▸ **Extracted records**
+ + + + +

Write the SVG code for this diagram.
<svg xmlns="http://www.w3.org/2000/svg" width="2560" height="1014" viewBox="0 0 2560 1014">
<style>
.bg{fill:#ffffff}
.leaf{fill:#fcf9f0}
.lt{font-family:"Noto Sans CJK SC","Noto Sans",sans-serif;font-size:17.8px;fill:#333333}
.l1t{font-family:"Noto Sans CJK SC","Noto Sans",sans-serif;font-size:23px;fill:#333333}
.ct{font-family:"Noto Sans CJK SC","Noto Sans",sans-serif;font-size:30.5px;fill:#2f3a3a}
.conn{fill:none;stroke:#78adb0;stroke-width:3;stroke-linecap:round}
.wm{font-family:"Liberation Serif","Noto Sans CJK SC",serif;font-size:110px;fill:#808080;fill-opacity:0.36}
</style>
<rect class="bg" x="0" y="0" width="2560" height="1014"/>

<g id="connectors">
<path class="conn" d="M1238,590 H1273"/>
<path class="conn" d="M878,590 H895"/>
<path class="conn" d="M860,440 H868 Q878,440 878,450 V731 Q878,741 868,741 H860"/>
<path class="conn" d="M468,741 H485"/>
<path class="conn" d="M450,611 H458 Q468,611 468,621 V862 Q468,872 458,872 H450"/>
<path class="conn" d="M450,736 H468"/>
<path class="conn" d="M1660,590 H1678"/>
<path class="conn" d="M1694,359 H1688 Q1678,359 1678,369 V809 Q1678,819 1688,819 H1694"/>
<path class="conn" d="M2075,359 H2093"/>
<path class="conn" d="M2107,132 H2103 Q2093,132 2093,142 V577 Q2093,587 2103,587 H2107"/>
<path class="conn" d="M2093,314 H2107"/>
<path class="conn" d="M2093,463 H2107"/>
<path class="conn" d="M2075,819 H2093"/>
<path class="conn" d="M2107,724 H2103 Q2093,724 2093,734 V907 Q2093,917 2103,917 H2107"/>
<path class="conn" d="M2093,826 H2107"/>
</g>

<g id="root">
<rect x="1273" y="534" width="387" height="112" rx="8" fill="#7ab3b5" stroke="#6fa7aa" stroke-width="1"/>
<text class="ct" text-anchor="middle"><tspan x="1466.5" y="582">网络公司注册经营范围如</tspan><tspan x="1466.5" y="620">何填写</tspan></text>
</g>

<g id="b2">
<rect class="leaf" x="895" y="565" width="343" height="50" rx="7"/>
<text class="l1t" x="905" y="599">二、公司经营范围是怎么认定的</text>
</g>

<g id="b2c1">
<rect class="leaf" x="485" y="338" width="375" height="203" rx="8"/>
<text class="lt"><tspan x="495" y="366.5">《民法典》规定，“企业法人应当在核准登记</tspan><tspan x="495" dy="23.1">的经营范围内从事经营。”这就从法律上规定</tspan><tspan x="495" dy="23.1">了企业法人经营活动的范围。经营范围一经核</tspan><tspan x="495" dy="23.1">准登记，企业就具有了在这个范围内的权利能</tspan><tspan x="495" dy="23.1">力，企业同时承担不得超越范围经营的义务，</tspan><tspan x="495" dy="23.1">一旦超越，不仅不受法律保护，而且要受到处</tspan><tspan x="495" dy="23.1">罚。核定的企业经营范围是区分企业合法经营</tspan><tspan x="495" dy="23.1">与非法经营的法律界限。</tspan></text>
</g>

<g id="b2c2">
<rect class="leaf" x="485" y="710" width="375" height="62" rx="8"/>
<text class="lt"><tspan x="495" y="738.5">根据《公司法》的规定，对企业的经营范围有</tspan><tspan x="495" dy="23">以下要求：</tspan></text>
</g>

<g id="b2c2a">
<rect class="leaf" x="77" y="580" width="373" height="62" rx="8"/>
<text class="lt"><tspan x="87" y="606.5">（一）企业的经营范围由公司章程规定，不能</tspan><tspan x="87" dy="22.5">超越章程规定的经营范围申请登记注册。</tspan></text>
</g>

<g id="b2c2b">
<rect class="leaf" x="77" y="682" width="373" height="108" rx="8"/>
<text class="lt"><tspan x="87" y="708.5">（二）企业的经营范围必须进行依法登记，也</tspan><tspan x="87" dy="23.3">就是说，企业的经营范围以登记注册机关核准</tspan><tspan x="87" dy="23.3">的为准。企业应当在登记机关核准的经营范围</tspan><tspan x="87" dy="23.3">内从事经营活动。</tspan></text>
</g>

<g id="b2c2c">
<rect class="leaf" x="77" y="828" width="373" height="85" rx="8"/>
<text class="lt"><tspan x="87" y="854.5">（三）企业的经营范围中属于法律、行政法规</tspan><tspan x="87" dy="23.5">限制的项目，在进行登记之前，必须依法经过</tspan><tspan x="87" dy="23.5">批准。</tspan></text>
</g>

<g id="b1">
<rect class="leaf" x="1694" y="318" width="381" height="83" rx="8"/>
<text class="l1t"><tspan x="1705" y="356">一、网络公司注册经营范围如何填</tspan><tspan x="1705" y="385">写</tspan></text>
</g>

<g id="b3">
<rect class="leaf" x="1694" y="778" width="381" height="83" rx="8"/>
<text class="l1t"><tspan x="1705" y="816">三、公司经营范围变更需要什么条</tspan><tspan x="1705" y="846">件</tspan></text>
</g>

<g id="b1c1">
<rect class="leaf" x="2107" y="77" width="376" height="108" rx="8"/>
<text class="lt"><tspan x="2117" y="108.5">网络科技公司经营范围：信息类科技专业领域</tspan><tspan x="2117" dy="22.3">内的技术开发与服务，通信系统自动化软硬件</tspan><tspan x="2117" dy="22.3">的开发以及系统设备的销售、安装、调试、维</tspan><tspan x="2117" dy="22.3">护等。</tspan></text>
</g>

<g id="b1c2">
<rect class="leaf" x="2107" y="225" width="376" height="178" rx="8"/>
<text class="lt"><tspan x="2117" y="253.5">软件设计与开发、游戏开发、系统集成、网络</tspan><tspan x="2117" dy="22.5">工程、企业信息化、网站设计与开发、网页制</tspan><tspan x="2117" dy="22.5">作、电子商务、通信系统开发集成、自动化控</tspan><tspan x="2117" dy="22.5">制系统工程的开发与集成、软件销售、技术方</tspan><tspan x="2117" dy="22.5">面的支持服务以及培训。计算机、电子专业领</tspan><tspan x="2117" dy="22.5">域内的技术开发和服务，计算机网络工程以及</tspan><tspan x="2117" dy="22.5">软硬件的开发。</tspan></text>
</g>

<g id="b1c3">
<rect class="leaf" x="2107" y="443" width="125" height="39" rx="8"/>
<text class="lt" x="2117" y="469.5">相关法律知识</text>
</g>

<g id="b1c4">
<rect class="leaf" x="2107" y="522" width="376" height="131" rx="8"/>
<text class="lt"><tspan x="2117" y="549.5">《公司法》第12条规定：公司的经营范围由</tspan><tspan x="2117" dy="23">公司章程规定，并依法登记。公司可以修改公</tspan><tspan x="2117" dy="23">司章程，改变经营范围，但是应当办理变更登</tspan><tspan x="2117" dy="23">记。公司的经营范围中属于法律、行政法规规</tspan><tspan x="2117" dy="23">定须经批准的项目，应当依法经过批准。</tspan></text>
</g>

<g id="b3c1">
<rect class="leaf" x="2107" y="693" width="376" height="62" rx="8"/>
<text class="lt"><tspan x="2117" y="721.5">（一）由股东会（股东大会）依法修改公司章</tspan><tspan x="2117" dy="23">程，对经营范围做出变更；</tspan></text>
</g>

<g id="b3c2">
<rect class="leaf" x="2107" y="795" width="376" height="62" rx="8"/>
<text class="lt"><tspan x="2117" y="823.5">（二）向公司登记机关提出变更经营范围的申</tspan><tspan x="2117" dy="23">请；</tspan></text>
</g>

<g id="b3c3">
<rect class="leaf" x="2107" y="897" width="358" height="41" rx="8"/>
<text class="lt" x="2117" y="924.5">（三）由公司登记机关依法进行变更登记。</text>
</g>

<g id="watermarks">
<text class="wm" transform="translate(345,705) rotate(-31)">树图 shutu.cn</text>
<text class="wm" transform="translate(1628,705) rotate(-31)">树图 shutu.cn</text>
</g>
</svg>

+ + + + +

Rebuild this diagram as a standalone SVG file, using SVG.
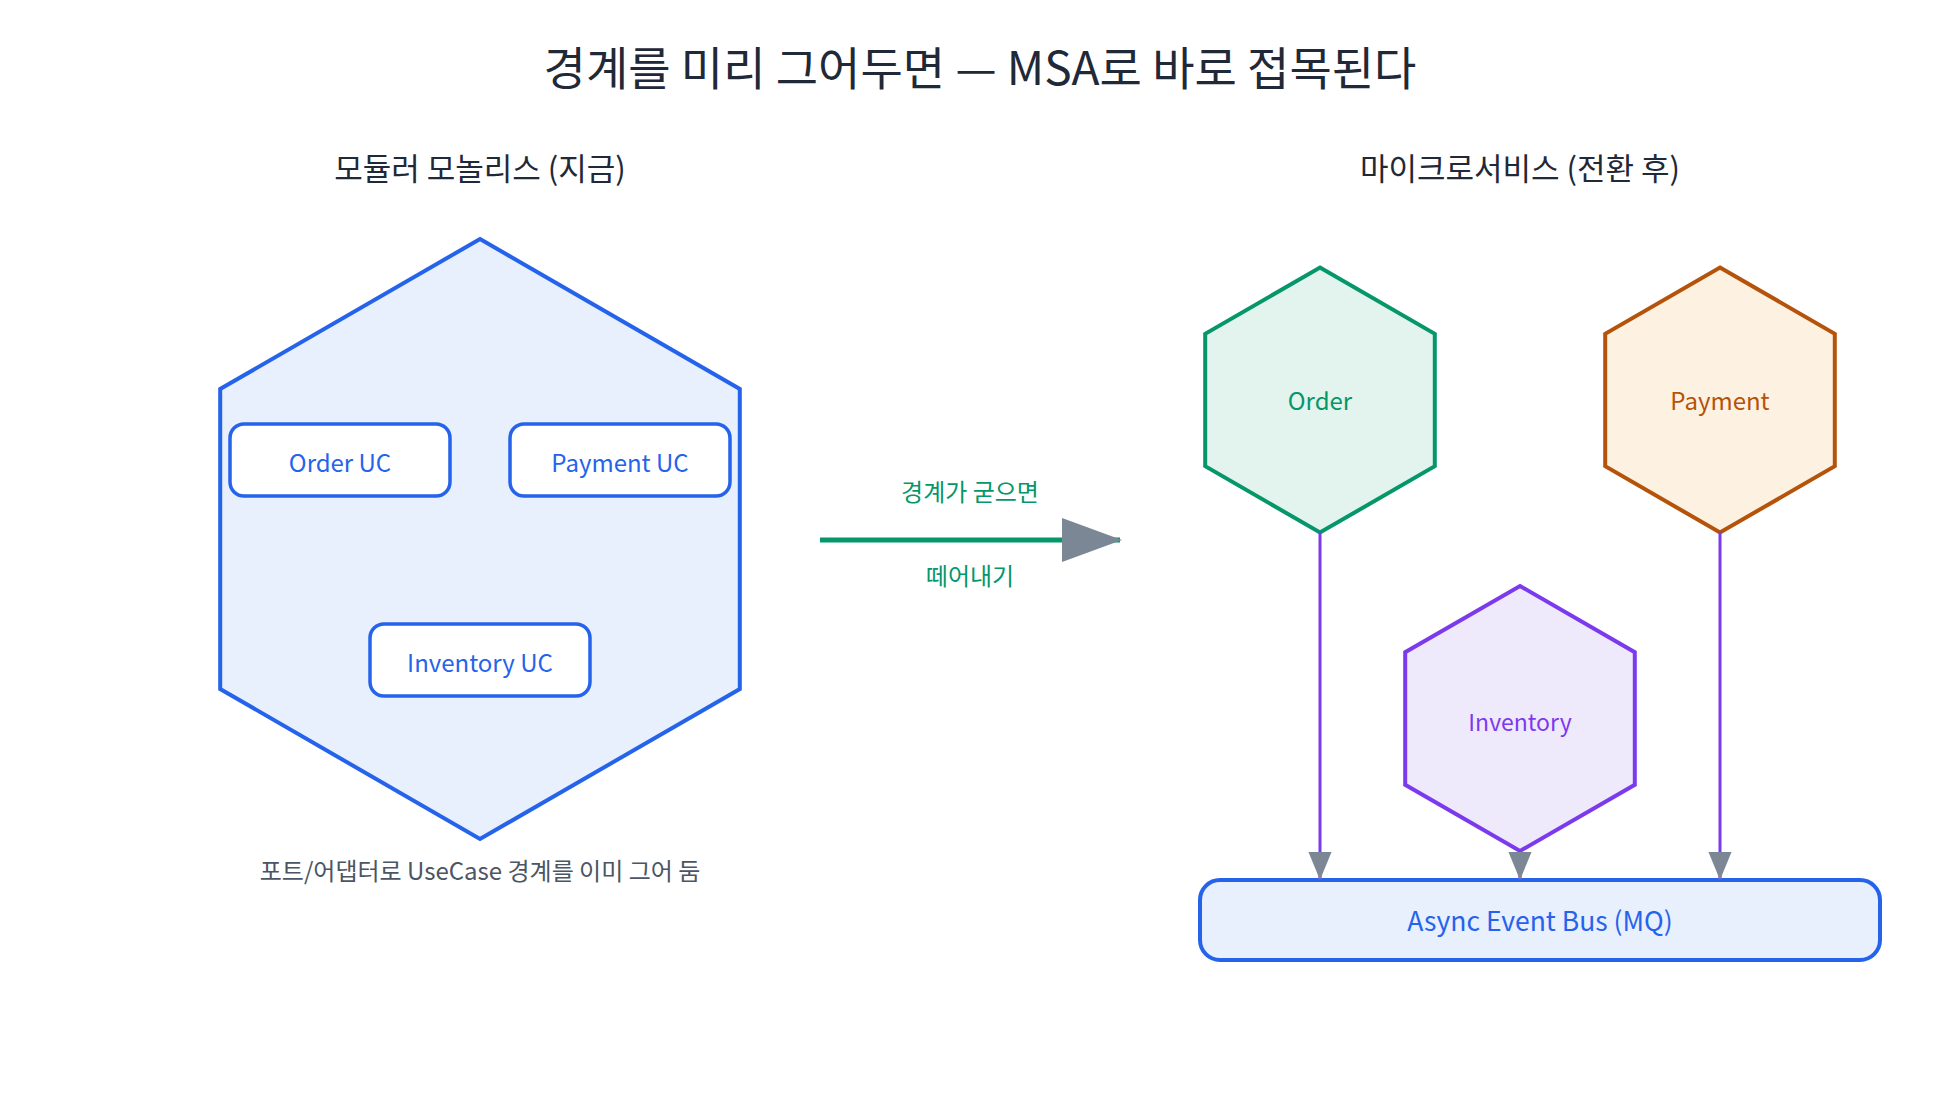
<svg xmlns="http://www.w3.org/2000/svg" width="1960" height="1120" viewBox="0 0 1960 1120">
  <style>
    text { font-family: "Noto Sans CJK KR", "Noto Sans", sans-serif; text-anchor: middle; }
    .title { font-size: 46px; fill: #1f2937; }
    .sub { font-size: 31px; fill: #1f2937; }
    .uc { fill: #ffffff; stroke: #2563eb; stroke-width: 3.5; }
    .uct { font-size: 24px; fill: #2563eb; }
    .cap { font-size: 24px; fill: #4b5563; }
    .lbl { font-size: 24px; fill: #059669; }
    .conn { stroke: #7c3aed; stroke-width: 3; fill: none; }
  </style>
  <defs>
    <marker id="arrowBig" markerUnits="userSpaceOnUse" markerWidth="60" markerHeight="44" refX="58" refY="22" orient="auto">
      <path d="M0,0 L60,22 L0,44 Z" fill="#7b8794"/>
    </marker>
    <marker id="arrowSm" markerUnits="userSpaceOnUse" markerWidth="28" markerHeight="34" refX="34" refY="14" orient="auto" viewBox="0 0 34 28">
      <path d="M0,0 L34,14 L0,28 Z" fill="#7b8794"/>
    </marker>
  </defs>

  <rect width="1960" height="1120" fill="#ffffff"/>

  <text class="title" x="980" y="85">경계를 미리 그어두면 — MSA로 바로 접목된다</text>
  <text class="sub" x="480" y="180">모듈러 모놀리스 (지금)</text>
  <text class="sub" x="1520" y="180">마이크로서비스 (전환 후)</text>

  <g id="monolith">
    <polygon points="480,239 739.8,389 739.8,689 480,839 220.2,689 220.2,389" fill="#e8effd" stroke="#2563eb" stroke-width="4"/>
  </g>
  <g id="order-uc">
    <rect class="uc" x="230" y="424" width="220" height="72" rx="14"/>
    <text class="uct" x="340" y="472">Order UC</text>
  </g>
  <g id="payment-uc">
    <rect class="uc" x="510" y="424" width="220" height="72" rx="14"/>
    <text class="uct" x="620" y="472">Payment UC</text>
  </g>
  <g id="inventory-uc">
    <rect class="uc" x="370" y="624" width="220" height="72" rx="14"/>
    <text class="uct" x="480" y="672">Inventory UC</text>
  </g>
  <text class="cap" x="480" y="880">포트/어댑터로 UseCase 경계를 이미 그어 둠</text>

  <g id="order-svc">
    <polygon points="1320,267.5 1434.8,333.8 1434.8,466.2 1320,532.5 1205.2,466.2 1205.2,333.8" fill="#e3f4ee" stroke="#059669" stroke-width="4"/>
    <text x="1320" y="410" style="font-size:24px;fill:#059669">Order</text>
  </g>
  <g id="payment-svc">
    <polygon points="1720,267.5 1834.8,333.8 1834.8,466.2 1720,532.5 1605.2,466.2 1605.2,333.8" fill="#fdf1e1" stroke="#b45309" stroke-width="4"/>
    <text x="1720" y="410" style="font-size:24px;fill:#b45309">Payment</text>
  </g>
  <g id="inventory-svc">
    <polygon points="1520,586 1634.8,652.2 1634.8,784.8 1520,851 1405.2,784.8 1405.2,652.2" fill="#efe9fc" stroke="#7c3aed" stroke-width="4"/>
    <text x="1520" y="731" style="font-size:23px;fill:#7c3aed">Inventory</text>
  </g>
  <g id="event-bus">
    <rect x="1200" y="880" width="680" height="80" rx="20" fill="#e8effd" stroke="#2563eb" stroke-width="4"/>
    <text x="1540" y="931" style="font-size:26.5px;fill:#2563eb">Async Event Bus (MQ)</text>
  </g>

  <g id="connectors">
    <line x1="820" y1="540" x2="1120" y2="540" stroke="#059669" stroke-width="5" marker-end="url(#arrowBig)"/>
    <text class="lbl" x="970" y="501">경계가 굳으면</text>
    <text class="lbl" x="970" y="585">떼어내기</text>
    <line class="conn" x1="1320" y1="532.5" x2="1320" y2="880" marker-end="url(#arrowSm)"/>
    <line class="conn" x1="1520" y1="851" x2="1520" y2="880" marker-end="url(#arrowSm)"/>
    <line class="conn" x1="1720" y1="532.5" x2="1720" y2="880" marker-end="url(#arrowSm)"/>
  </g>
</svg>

+ + + + +

▸ **Objective**
In the lines above, find each one with "this" and list it.

▸ **Full answer**
Write the SVG code for this diagram.
Rebuild this diagram as a standalone SVG file, using SVG.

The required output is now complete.